**Problem statement**
Restate word for word the lines of the data below, from the first through the one that has "depth = [0.01766, 0.02484, 0.03217]".

**Data excerpt**
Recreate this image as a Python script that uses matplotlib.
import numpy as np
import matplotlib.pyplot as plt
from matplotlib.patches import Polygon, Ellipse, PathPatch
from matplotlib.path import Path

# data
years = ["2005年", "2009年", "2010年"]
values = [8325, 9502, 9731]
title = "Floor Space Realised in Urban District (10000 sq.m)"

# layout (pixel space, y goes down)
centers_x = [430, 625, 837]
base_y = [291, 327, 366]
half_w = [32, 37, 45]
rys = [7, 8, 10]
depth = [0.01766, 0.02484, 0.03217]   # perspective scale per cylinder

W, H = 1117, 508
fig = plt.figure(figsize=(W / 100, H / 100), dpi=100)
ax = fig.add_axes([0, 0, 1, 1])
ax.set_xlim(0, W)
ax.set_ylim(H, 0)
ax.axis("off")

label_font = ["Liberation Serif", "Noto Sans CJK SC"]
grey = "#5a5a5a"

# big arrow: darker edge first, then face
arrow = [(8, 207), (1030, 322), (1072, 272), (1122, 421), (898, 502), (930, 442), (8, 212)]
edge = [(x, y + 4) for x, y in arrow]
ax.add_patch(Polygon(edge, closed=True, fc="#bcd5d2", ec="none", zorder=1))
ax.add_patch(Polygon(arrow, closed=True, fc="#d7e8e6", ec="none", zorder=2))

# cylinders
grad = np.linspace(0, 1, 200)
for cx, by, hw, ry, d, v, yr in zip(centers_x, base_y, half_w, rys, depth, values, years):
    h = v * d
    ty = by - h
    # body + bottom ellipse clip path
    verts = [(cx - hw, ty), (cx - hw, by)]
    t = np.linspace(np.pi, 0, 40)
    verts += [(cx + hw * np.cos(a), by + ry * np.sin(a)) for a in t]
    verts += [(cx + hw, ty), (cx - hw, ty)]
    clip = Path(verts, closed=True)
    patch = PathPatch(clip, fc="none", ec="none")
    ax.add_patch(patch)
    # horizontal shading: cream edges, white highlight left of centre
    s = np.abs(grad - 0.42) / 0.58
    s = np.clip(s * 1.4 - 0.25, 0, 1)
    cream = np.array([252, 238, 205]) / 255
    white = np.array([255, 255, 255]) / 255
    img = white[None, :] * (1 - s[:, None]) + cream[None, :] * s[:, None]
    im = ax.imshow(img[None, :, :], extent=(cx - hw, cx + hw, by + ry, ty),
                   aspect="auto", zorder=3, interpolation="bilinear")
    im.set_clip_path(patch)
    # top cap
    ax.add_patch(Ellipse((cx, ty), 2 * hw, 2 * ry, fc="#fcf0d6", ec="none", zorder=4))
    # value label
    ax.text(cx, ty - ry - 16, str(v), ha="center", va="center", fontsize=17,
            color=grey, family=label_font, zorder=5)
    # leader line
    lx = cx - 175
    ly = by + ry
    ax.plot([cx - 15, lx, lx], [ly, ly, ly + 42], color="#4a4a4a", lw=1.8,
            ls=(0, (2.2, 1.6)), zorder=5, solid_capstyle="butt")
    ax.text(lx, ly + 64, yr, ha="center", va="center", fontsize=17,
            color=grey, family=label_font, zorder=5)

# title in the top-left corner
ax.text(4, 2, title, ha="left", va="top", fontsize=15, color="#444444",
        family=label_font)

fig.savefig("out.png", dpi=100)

**The completed task**
Recreate this image as a Python script that uses matplotlib.
import numpy as np
import matplotlib.pyplot as plt
from matplotlib.patches import Polygon, Ellipse, PathPatch
from matplotlib.path import Path

# data
years = ["2005年", "2009年", "2010年"]
values = [8325, 9502, 9731]
title = "Floor Space Realised in Urban District (10000 sq.m)"

# layout (pixel space, y goes down)
centers_x = [430, 625, 837]
base_y = [291, 327, 366]
half_w = [32, 37, 45]
rys = [7, 8, 10]
depth = [0.01766, 0.02484, 0.03217]   # perspective scale per cylinder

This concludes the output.